My quarter-life crisis

When I was still in high school, this guy who was my deskmate said to me, “You’ve been to a few countries, haven’t you? That’s amazing, I wish I could do that too.”

At the time, I’d smiled and nodded. I hadn’t really been to many countries, but somehow he’d assumed it and taken it as fact, and I didn’t really want to correct him.

Fast forward ten years later, and he’s traveling the world. Renting a car to drive along the coast of exotic Eastern European countries, hitchhiking with random strangers to the middle of nowhere, living life. And now I’m the one wishing I could do that too.

Strangely, when I’d submitted my last assessment online on Friday, I’d felt nothing. Not elation at having completed another pain-in-the-ass paper, not anxiety at possibly doing really badly, but nothing. And then when the twenty-five pages plopped into the drop off box, I suddenly felt a sense of loss. I’d just finished my postgraduate degree and now I had no idea what was next.

See, even when I had worked as a copywriter, I knew it was temporary; I had plans to go for further studies. I had no idea when, or where, but I knew it was a done deal. I was doing it. Who knew one year would go by so quickly? In the blink of an eye it’s July again, and in just a mere six months I’m turning twenty-five. That’s quarter of a century of formal education, of studying, sheltered from the outside world. Whatever happened didn’t matter, my studies and my grades were all that did. Everything revolved around the next class, the next deadline; I was stressed out of my mind half the time, especially during my year of postgraduate studies, but it was good stress. It was stress I was familiar with, stress I’d known for the past twenty years.
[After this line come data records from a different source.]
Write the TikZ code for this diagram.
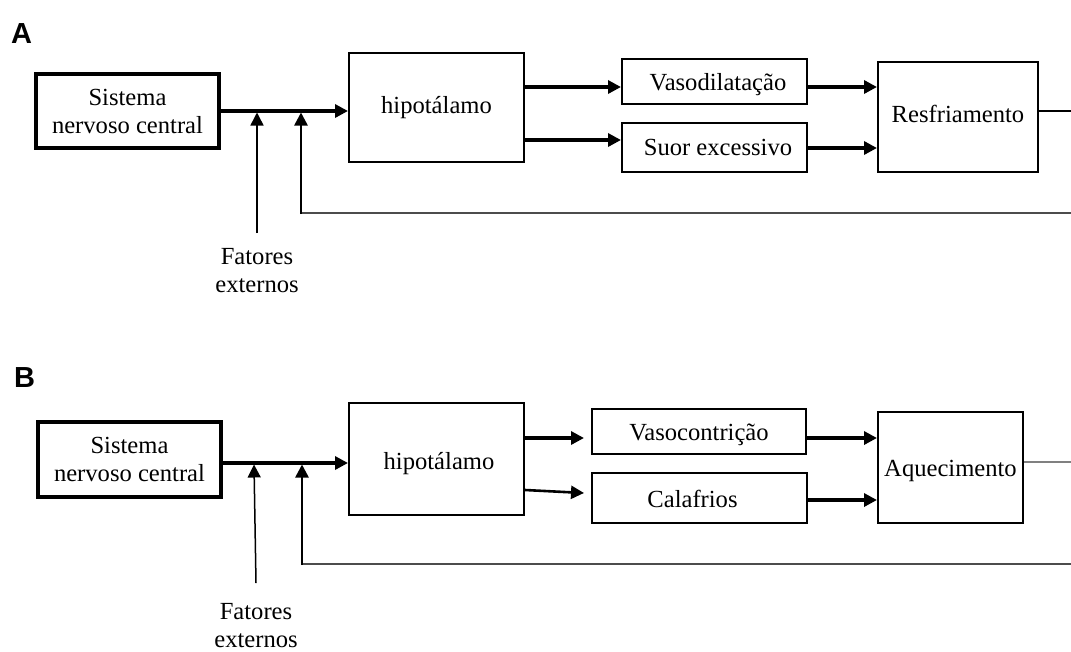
\documentclass[tikz,border=0pt]{standalone}
\usepackage{fontspec}
\setmainfont{Liberation Serif}
\newfontfamily\labelfont{Liberation Sans}
\usetikzlibrary{arrows.meta}
\begin{document}
\begin{tikzpicture}[x=1pt,y=-1pt,
  box/.style={draw, line width=2pt, inner sep=0pt, align=center, font=\fontsize{24.6}{28}\selectfont},
  bl/.style={text height=#1, text depth=0pt},
  sncbox/.style={box, line width=3.3pt},
  txt/.style={inner sep=0pt, align=center, font=\fontsize{24.6}{28}\selectfont},
  panel/.style={inner sep=0pt, anchor=base west, font=\labelfont\bfseries\fontsize{29}{29}\selectfont},
  tip/.style={-{Triangle[length=13pt,width=13pt]}},
  thickarr/.style={tip, line width=3.5pt},
  extarr/.style={tip, line width=1.5pt},
  fbarr/.style={tip, line width=2.5pt},
  fbline/.style={line width=2pt, black!70},
  outline/.style={line width=2pt},
  outlinegray/.style={line width=1.6pt, black!50}
]
\useasboundingbox (0,0) rectangle (1071,651);

% ---------------- Panel A ----------------
\node[panel] (lblA) at (11,43) {A};
\node[sncbox, minimum width=183pt, minimum height=74pt] (sncA) at (127.5,111) {Sistema\\nervoso central};
\node[box, bl=11pt, minimum width=175pt, minimum height=109pt] (hypA) at (436.5,107.5) {hipotálamo};
\node[box, bl=17pt, minimum width=185pt, minimum height=45pt] (vasA) at (714.5,81.5) {\hspace*{7pt}Vasodilatação};
\node[box, bl=15pt, minimum width=185pt, minimum height=49pt] (suoA) at (714.5,147.5) {\hspace*{7pt}Suor excessivo};
\node[box, bl=10pt, minimum width=160pt, minimum height=110pt] (resA) at (958,117) {Resfriamento};
\node[txt, anchor=north] (fatA) at (257,248) {Fatores\\externos};

\coordinate (jA1) at (257,112.5);
\coordinate (jA2) at (301,112.5);
\coordinate (outA) at (1071,111);
\coordinate (fbA) at (1071,213);
\coordinate (cA) at (301,213);
\coordinate (yA1) at (0,87);
\coordinate (yA2) at (0,140);
\coordinate (yA3) at (0,148);

\draw[thickarr] (sncA.east) -- (hypA.west |- sncA.east);
\draw[thickarr] (hypA.east |- yA1) -- (vasA.west |- yA1);
\draw[thickarr] (hypA.east |- yA2) -- (suoA.west |- yA2);
\draw[thickarr] (vasA.east |- yA1) -- (resA.west |- yA1);
\draw[thickarr] (suoA.east |- yA3) -- (resA.west |- yA3);
\draw[outline] (resA.east |- outA) -- (outA);
\draw[extarr] ([yshift=15pt]fatA.north) -- (jA1);
\draw[fbline] (fbA) -- (cA);
\draw[fbarr] ([yshift=-1pt]cA) -- (jA2);

% ---------------- Panel B ----------------
\node[panel] (lblB) at (14,387) {B};
\node[sncbox, minimum width=183pt, minimum height=75pt] (sncB) at (129.5,459.5) {Sistema\\nervoso central};
\node[box, bl=20pt, minimum width=175pt, minimum height=112pt] (hypB) at (436.5,459) {\hspace*{5pt}hipotálamo};
\node[box, bl=17pt, minimum width=214pt, minimum height=45pt] (vcB) at (699,431.5) {Vasocontrição};
\node[box, bl=18pt, minimum width=215pt, minimum height=50pt] (calB) at (699.5,498) {Calafrios\hspace*{14pt}};
\node[box, bl=17pt, minimum width=145pt, minimum height=111pt] (aqB) at (950.5,467.5) {Aquecimento};
\node[txt, anchor=north] (fatB) at (256,603) {Fatores\\externos};

\coordinate (mB) at (0,463);
\coordinate (jB1) at (254,464.5);
\coordinate (jB2) at (302,464.5);
\coordinate (outB) at (1071,462);
\coordinate (fbB) at (1071,564);
\coordinate (cB) at (302,564);
\coordinate (yB1) at (0,438);
\coordinate (yB2a) at (0,490);
\coordinate (yB2b) at (0,493);
\coordinate (yB3) at (0,500);

\draw[thickarr] (sncB.east |- mB) -- (hypB.west |- mB);
\draw[thickarr] (hypB.east |- yB1) -- ([xshift=-7pt]vcB.west |- yB1);
\draw[tip, line width=2.6pt] (hypB.east |- yB2a) -- ([xshift=-7pt]calB.west |- yB2b);
\draw[thickarr] (vcB.east |- yB1) -- (aqB.west |- yB1);
\draw[thickarr] (calB.east |- yB3) -- (aqB.west |- yB3);
\draw[outlinegray] (aqB.east |- outB) -- (outB);
\draw[extarr] ([yshift=20pt]fatB.north) -- (jB1);
\draw[fbline] (fbB) -- (cB);
\draw[fbarr] ([yshift=-1pt]cB) -- (jB2);
\end{tikzpicture}
\end{document}
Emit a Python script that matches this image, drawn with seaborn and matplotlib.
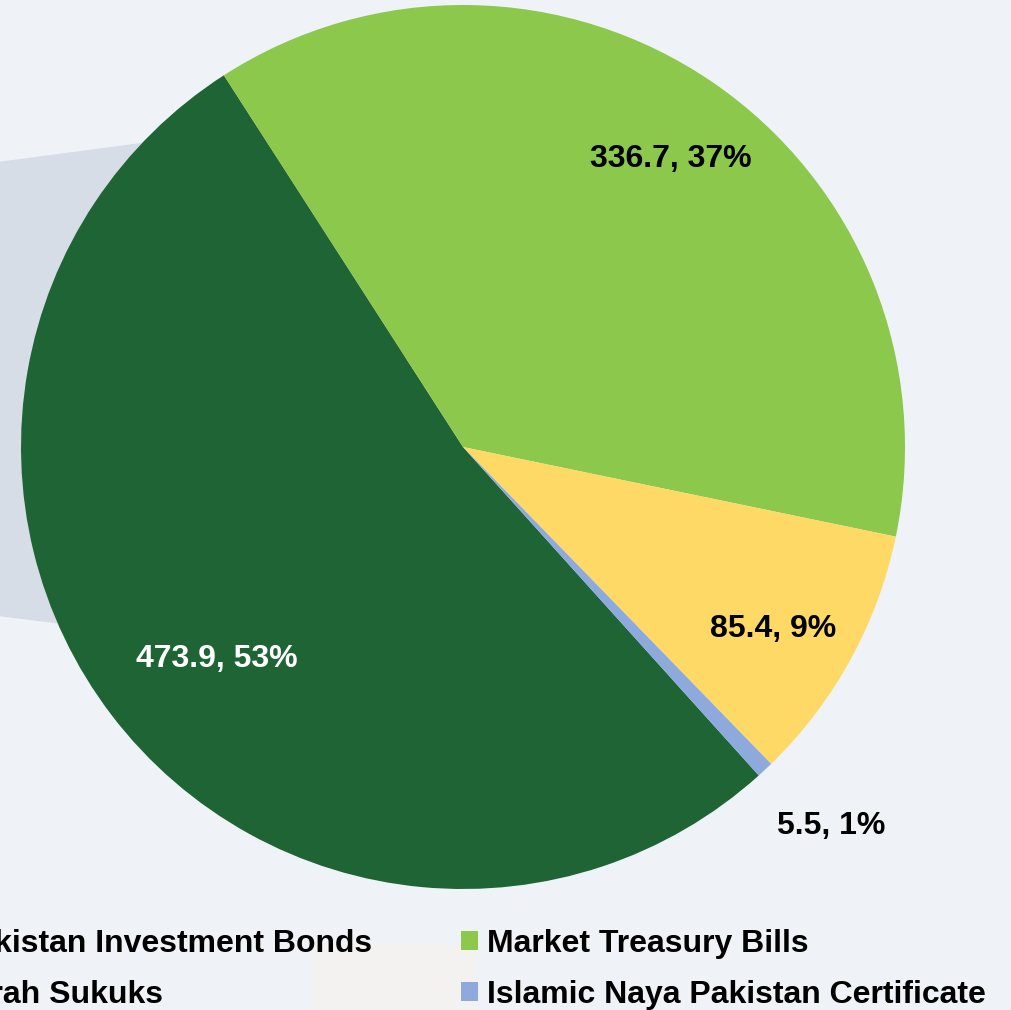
import numpy as np
import matplotlib
matplotlib.use("Agg")
import matplotlib.pyplot as plt
from matplotlib.patches import Polygon, Rectangle, Patch
import seaborn as sns

categories = ["Pakistan Investment Bonds", "Market Treasury Bills",
              "Ijarah Sukuks", "Islamic Naya Pakistan Certificate"]
values = [473.9, 336.7, 85.4, 5.5]
colors = ["#1f6434", "#8bc84b", "#ffd966", "#8eaadc"]
label_colors = ["white", "black", "black", "black"]
label_radius = [0.73, 0.81, 0.81, 1.19]
label_shift = [2.8, -1.0, -1.1, 1.3]  # degrees, nudges off the wedge middle

sns.set_style("white")
plt.rcParams["font.family"] = ["Liberation Sans", "DejaVu Sans"]
plt.rcParams["text.color"] = "black"

bg = "#eff3f8"
fig = plt.figure(figsize=(10.12, 10.10), dpi=100, facecolor=bg)

# decorative grey backdrop behind the pie
fig.patches.append(Polygon([(-0.01, 1 - 163 / 1010), (0.40, 1 - 108 / 1010),
                            (0.40, 1 - 667 / 1010), (-0.01, 1 - 615 / 1010)],
                           closed=True, transform=fig.transFigure,
                           facecolor="#d6dde7", edgecolor="none", zorder=-2))
fig.patches.append(Rectangle((313 / 1012, 0), 163 / 1012, 65 / 1010,
                             transform=fig.transFigure, facecolor="#f3f2f0",
                             edgecolor="none", zorder=-2))

ax = fig.add_axes([21 / 1012, 121 / 1010, 884 / 1012, 884 / 1010])
ax.patch.set_visible(False)

wedges, _ = ax.pie(values, colors=colors, startangle=312, counterclock=False,
                   radius=1.0, wedgeprops=dict(linewidth=0))
ax.set_xlim(-1, 1)
ax.set_ylim(-1, 1)
ax.set_aspect("equal")
ax.axis("off")

total = sum(values)
for w, v, c, r, s in zip(wedges, values, label_colors, label_radius, label_shift):
    mid = np.deg2rad((w.theta1 + w.theta2) / 2 + s)
    ax.text(r * np.cos(mid), r * np.sin(mid), f"{v}, {v / total * 100:.0f}%",
            ha="center", va="center_baseline", fontsize=23, fontweight="bold",
            color=c, clip_on=False)

handles = [Patch(facecolor=colors[i], edgecolor="none") for i in [0, 2, 1, 3]]
labels = [categories[i] for i in [0, 2, 1, 3]]
leg = fig.legend(handles, labels, ncol=2, loc="upper left",
                 bbox_to_anchor=(-71 / 1012, 1 - 929 / 1010), frameon=False,
                 prop=dict(size=23, weight="bold"), handlelength=0.52,
                 handleheight=0.55, handletextpad=0.28, columnspacing=2.8,
                 labelspacing=0.65, borderpad=0, borderaxespad=0)
for t in leg.get_texts():
    t.set_color("black")

fig.savefig("out.png", dpi=100, facecolor=bg)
And now that I’m expected to go out into the world and put these past twenty-five years to good use, I’m scared out of my mind. Scared of being not getting a job, of not getting a job relevant to my degree, of not getting a job that will allow me to comfortably support me and my family.

Because isn’t this what we’re supposed to do? We are born, we study for two decades, we come out and get a comfortable job which we stay at for another three decades or so, we retire, we die.

My peers back in high school seem well-adjusted in comparison. They’re flourishing in their careers, getting married, having babies. And here I am, faffing about with a postgraduate degree and nothing else to my name. What have I done these past few years? It seems as though everyone else is halfway through the marathon while I’m still at the starting line struggling with putting one foot in front of the other.

I’ve got a postgraduate degree to my name, yet I feel like a newborn babe. What now, what’s next? It’s time I stopped running away from the world.